使用fastText实现文本分类-java版

使用FastText实现文本分类-java版

文本分类又称自动文本分类,是指计算机将载有信心的一篇文本映射到预先给定的某一类别或某几个类别主题的过程,实现这一过程的算法模型叫做分类器。哈哈哈,这一句是从大佬文章中借鉴来得,这是是原文 ,这篇文章具体介绍了文本分类的历史发展和一些分类算法,有兴趣的可以去看看。
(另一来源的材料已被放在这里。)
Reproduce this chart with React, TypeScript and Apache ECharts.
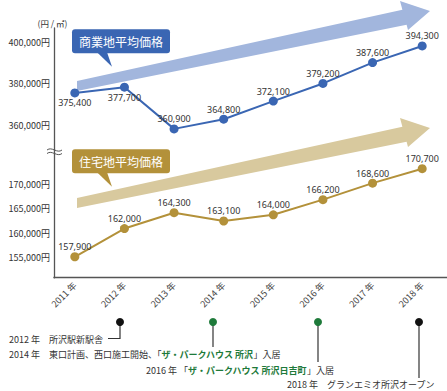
import React, { useEffect, useRef } from 'react';
import * as echarts from 'echarts';

// ---- data ----
const years = ['2011 年', '2012 年', '2013 年', '2014 年', '2015 年', '2016 年', '2017 年', '2018 年'];
const commercial = [375400, 377700, 360900, 364800, 372100, 379200, 387600, 394300];
const residential = [157900, 162000, 164300, 163100, 164000, 166200, 168600, 170700];
const commercialTicks = [360000, 380000, 400000];
const residentialTicks = [155000, 160000, 165000, 170000];
const belowLabelYears = ['2011 年', '2012 年'];
const commercialName = '商業地平均価格';
const residentialName = '住宅地平均価格';
const unitLabel = '(円 / ㎡)';
const events = [
  '2012 年　所沢駅新駅舎',
  '2014 年　東口計画、西口施工開始、「{g|ザ・パークハウス 所沢}」入居',
  '2016 年 「{g|ザ・パークハウス 所沢日吉町}」入居',
  '2018 年　グランエミオ所沢オープン',
];

const CJK = "'Noto Sans CJK JP', 'Noto Sans', sans-serif";
const NUM = "'Noto Sans', 'Noto Sans CJK JP', sans-serif";
const BLUE = '#3a66b3';
const GOLD = '#b3913a';
const GREEN = '#1e7a3a';
const AXIS = '#555';

const fmt = (v: number) => v.toLocaleString('en-US');

export default function App() {
  const ref = useRef<HTMLDivElement>(null);
  useEffect(() => {
    if (!ref.current) return;
    const chart = echarts.init(ref.current, undefined, { renderer: 'svg' });

    const labelStyle = { show: true, fontSize: 9, color: '#333', fontFamily: NUM, distance: 1, formatter: (p: any) => fmt(p.value) };
    const yLabel = (ticks: number[]) => ({
      fontSize: 9, color: '#333', fontFamily: CJK, margin: 4,
      formatter: (v: number) => (ticks.includes(v) ? fmt(v) + '円' : ''),
    });

    const arrow = (dy: number) =>
      [[77, 81], [402.4, 9.8], [400, 1], [430, 11], [408, 30], [406.6, 24.8], [77, 91]].map(([x, y]) => [x, y + dy]);

    const callout = (y: number, color: string, text: string) => [
      { type: 'rect', z: 20, shape: { x: 72, y, width: 98, height: 24, r: 3 }, style: { fill: color } },
      { type: 'polygon', z: 20, shape: { points: [[97, y + 23], [107, y + 23], [112, y + 37.5]] }, style: { fill: color } },
      {
        type: 'text', z: 21, x: 121, y: y + 12.3,
        style: { text, fill: '#fff', fontSize: 12, fontFamily: CJK, align: 'center', verticalAlign: 'middle', textAlign: 'center', textVerticalAlign: 'middle' },
      },
    ];

    const evText = (x: number, y: number, text: string) => ({
      type: 'text', z: 20, x, y,
      style: {
        text, fill: '#333', fontSize: 9, fontFamily: CJK, verticalAlign: 'middle', textVerticalAlign: 'middle',
        rich: { g: { fill: GREEN, fontWeight: 'bold', fontSize: 9, fontFamily: CJK } },
      },
    });
    const dot = (x: number, color: string) => ({ type: 'circle', z: 20, shape: { cx: x, cy: 322, r: 4 }, style: { fill: color } });
    const stem = (pts: number[][]) => ({ type: 'polyline', z: 19, shape: { points: pts }, style: { stroke: '#333', lineWidth: 1.2, fill: null } });

    chart.setOption({
      animation: false,
      grid: [
        { left: 50, width: 401, top: 28, height: 122 },
        { left: 50, width: 401, top: 150, height: 127.73 },
      ],
      xAxis: [
        { type: 'category', gridIndex: 0, data: years, show: false },
        {
          type: 'category', gridIndex: 1, data: years,
          axisLine: { onZero: false, lineStyle: { color: AXIS, width: 1.3 } },
          axisTick: { show: false },
          axisLabel: { rotate: 45, fontSize: 9, color: '#444', fontFamily: CJK, margin: 6 },
        },
      ],
      yAxis: [
        {
          type: 'value', gridIndex: 0, min: 348000, max: 406795, interval: 4000, offset: -4,
          axisLine: { show: true, lineStyle: { color: AXIS, width: 1.3 } },
          axisTick: { show: false }, splitLine: { show: false },
          axisLabel: yLabel(commercialTicks),
        },
        { type: 'value', gridIndex: 0, min: 352390, max: 401540, show: false, splitLine: { show: false } },
        {
          type: 'value', gridIndex: 1, min: 151000, max: 176893, interval: 1000, offset: -4,
          axisLine: { show: true, lineStyle: { color: AXIS, width: 1.3 } },
          axisTick: { show: false }, splitLine: { show: false },
          axisLabel: yLabel(residentialTicks),
        },
        { type: 'value', gridIndex: 1, min: 154852, max: 173417, show: false, splitLine: { show: false } },
      ],
      series: [
        {
          type: 'line', name: commercialName, xAxisIndex: 0, yAxisIndex: 1, z: 10,
          data: commercial.map((v, i) => ({ value: v, label: { position: belowLabelYears.includes(years[i]) ? 'bottom' : 'top' } })),
          symbol: 'circle', symbolSize: 9,
          lineStyle: { color: BLUE, width: 2 }, itemStyle: { color: BLUE },
          label: labelStyle,
        },
        {
          type: 'line', name: residentialName, xAxisIndex: 1, yAxisIndex: 3, z: 10,
          data: residential,
          symbol: 'circle', symbolSize: 9,
          lineStyle: { color: GOLD, width: 2 }, itemStyle: { color: GOLD },
          label: { ...labelStyle, position: 'top' },
        },
      ],
      graphic: [
        { type: 'polygon', z: 1, shape: { points: arrow(0) }, style: { fill: '#a2b6dd' } },
        { type: 'polygon', z: 1, shape: { points: arrow(117) }, style: { fill: '#d8c99e' } },
        ...callout(29.3, BLUE, commercialName),
        ...callout(149.3, GOLD, residentialName),
        {
          type: 'text', z: 20, x: 52.5, y: 22.5,
          style: { text: unitLabel, fill: '#333', fontSize: 8.5, fontFamily: CJK, align: 'center', verticalAlign: 'middle', textAlign: 'center', textVerticalAlign: 'middle' },
        },
        // axis break squiggle
        { type: 'rect', z: 20, shape: { x: 44, y: 275.5, width: 9.3, height: 5 }, style: { fill: '#fff' } },
        { type: 'bezierCurve', z: 20, shape: { x1: 47, y1: 150, x2: 62, y2: 150, cpx1: 52, cpy1: 146, cpx2: 57, cpy2: 154 }, style: { stroke: AXIS, lineWidth: 1, fill: null } },
        { type: 'bezierCurve', z: 20, shape: { x1: 47, y1: 153.5, x2: 62, y2: 153.5, cpx1: 52, cpy1: 149.5, cpx2: 57, cpy2: 157.5 }, style: { stroke: AXIS, lineWidth: 1, fill: null } },
        // timeline events
        stem([[120, 322], [120, 338.5], [108, 338.5]]),
        stem([[213, 322], [213, 347]]),
        stem([[318, 322], [318, 362]]),
        stem([[419, 322], [419, 378]]),
        dot(120, '#111'),
        dot(213, GREEN),
        dot(318, GREEN),
        dot(419, '#111'),
        evText(9, 339.5, events[0]),
        evText(9, 354.5, events[1]),
        evText(146, 370.5, events[2]),
        evText(287, 384, events[3]),
      ],
    });
    return () => chart.dispose();
  }, []);
  return <div ref={ref} style={{ position: 'fixed', left: 0, top: 0, width: 447, height: 391, background: '#fff' }} />;
}
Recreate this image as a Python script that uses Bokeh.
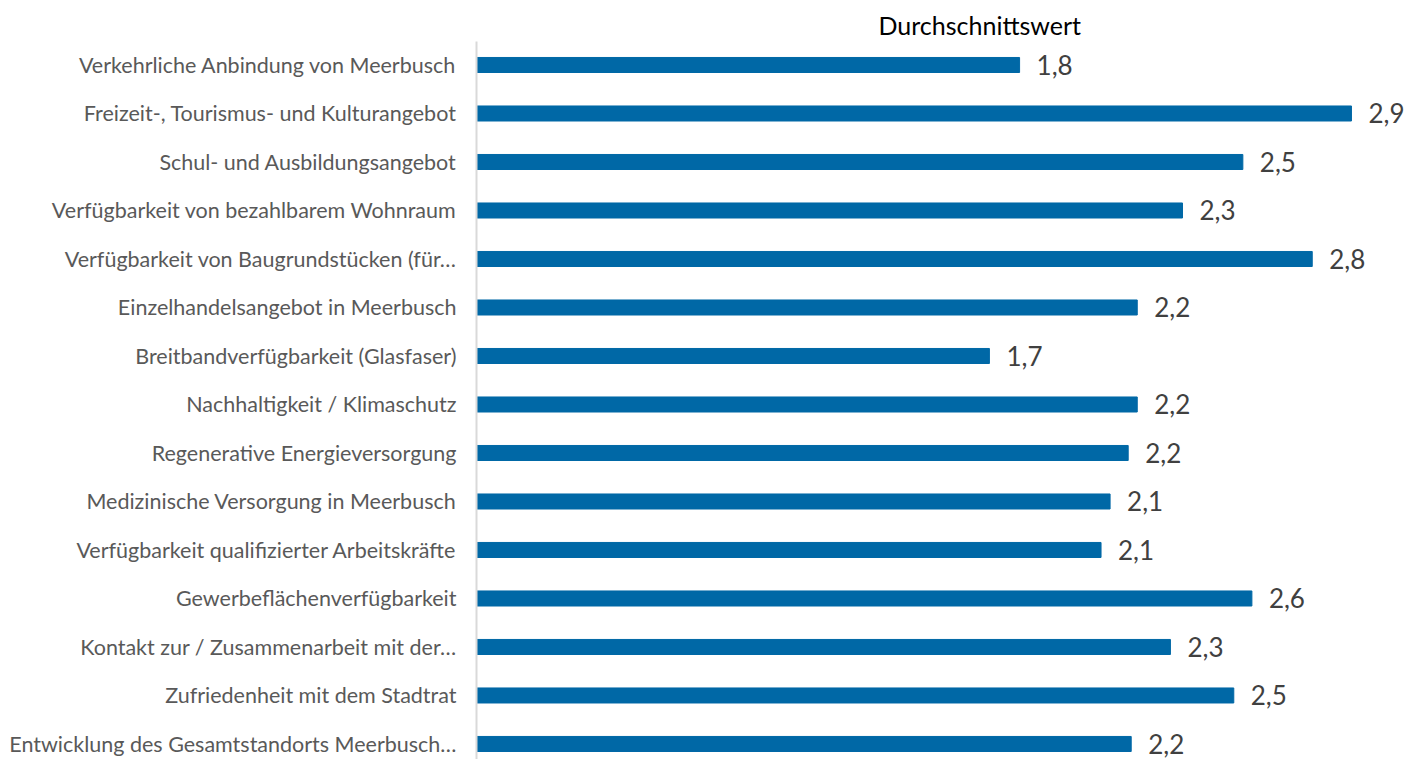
from bokeh.plotting import figure
from bokeh.models import ColumnDataSource, Range1d, FixedTicker, LabelSet, Title
from bokeh.core.properties import value
from bokeh.embed import file_html
from bokeh.resources import INLINE

categories = [
    "Verkehrliche Anbindung von Meerbusch",
    "Freizeit-, Tourismus- und Kulturangebot",
    "Schul- und Ausbildungsangebot",
    "Verfügbarkeit von bezahlbarem Wohnraum",
    "Verfügbarkeit von Baugrundstücken (für…",
    "Einzelhandelsangebot in Meerbusch",
    "Breitbandverfügbarkeit (Glasfaser)",
    "Nachhaltigkeit / Klimaschutz",
    "Regenerative Energieversorgung",
    "Medizinische Versorgung in Meerbusch",
    "Verfügbarkeit qualifizierter Arbeitskräfte",
    "Gewerbeflächenverfügbarkeit",
    "Kontakt zur / Zusammenarbeit mit der…",
    "Zufriedenheit mit dem Stadtrat",
    "Entwicklung des Gesamtstandorts Meerbusch…",
]
values = [1.80, 2.90, 2.54, 2.34, 2.77, 2.19, 1.70, 2.19, 2.16, 2.10, 2.07, 2.57, 2.30, 2.51, 2.17]
title_text = "Durchschnittswert"

idx = list(range(len(categories)))
labels = [f"{v:.1f}".replace(".", ",") for v in values]
src = ColumnDataSource(dict(y=idx, v=values, lab=labels))

FONT = "Lato"
p = figure(width=1411, height=759, output_backend="svg", toolbar_location=None,
           x_range=Range1d(0, 3.099), y_range=Range1d(14.32, -0.4845),
           x_axis_location=None, min_border_left=476, min_border_top=41,
           min_border_bottom=0, min_border_right=0)
p.outline_line_color = None
p.grid.visible = False
p.background_fill_color = "white"

p.hbar(y="y", right="v", left=0, height=0.31, source=src,
       fill_color="#0068A6", line_color="#0068A6")

vl = LabelSet(x="v", y="y", text="lab", source=src, x_offset=17, y_offset=0,
              text_baseline="middle", text_align="left",
              text_font=value(FONT), text_font_size="26px", text_color="#404040")
p.add_layout(vl)

ya = p.yaxis[0]
ya.ticker = FixedTicker(ticks=idx)
ya.major_label_overrides = {i: c for i, c in zip(idx, categories)}
ya.major_tick_line_color = None
ya.minor_tick_line_color = None
ya.major_tick_out = 0
ya.major_tick_in = 0
ya.major_label_standoff = 20
ya.axis_line_color = "#D9D9D9"
ya.axis_line_width = 2
ya.major_label_text_font = FONT
ya.major_label_text_font_size = "21.5px"
ya.major_label_text_color = "#595959"

p.title = Title(text=title_text, align="left", offset=402, standoff=4, text_font=FONT,
                text_font_size="25px", text_font_style="normal", text_color="#000000")

open("out.html", "w").write(file_html(p, INLINE))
我这里主要说的是使用FastText实现文本分类,至于想要弄明白原理的,建议看这里 ,大佬对原理做了很详细的说明,向大佬表示敬意。

依赖

<dependency>
	<groupId>com.github.sszuev</groupId>
	<artifactId>fasttext</artifactId>
	<version>1.0.0</version>
</dependency>

想要jar包的可以去maven repository官网 去搜索FastText,这里有各个版本的jar包选择。

训练模型

以下就是训练模型的代码,训练出的模型会保存到指定的路径下,一次训练就可以得到模型,之后就可以用模型预测数据了。

try {
	Main.train(new String[]{"supervised",
   		"-input","./parameter/category_train.txt",  //带标签的训练数据
        "-output","./parameter/commodity_model",    //训练出的模型保存路径及命名
        "-dim","64",         //词向量维度
        "-lr","0.5",         //学习率
        "-wordNgrams","2",   //最大子词长度
        "-minCount","1",     //最小词频
        "-bucket","10000000" //桶数
	});
}catch (Exception e) {
	e.printStackTrace();
}

那么带标签的训练数据集是什么样的?如下,这是从官网 找到的测试训练数据集,标签都是以 __label__ 为开头的,当然这个可以设置,只不过默认支持的是这样,以下数据都是英文,如果使用中文可以考虑分词和停用词过滤了。

__label__sauce __label__cheese How much does potato starch affect a cheese sauce recipe?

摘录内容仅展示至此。